In cases where a spouse has advanced dementia or Alzheimer’s and visits can only provide some soothing touch, brief company and essential ongoing contact with the caregivers and nursing-home staff, some still-healthy spouses have felt free to enter new relationships. But that’s about a future that has no indication of happening soon if at all.
In sum, there were other choices at this time. The woman could’ve stayed in the relationship with a man who loves and provides for her... until another plan is or may be needed.
Instead, I still find her to be cold and calculating.
FEEDBACK “I’m a granddaughter who knows from experience why stepchildren sometimes cut off ties with their stepmother.
“It reflects the old story of how someone who remarries - e.g., a middle-aged widower or divorced man who marries a younger woman - and believes she’ll be fair to his children on his death and promises the same for her younger children. Then he fails to secure this legally.

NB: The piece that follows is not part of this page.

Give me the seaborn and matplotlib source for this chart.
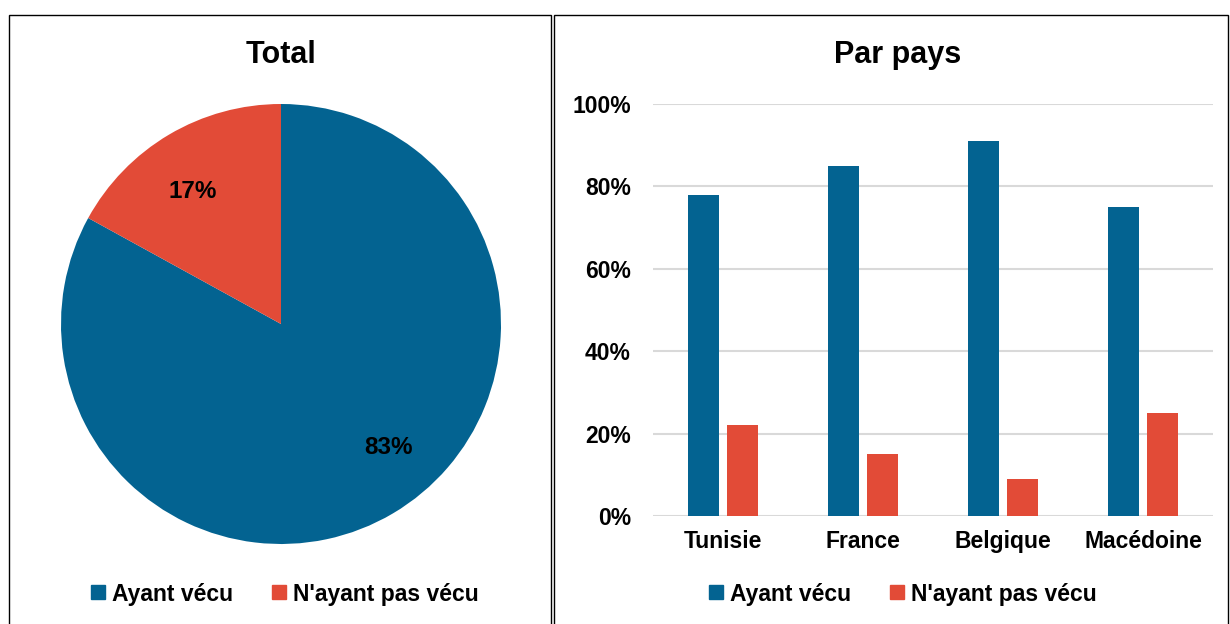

“He passes, the second wife inherits all and wills it to her own kids.
“How sad for his legacy and a recipe for discord. His children are left asking themselves, “What kind of man leaves nothing, not even a token of remembrance, to his children and/or grandchildren?”
“And what kind of woman doesn’t acknowledge her spouse’s children or grandchildren? It’s too difficult to carry on a relationship with the stepmother.
“Any men or women entering late second marriage should learn from these stories.”
Tip of the day:
We can learn from each other even when viewpoints on relationship matters differ.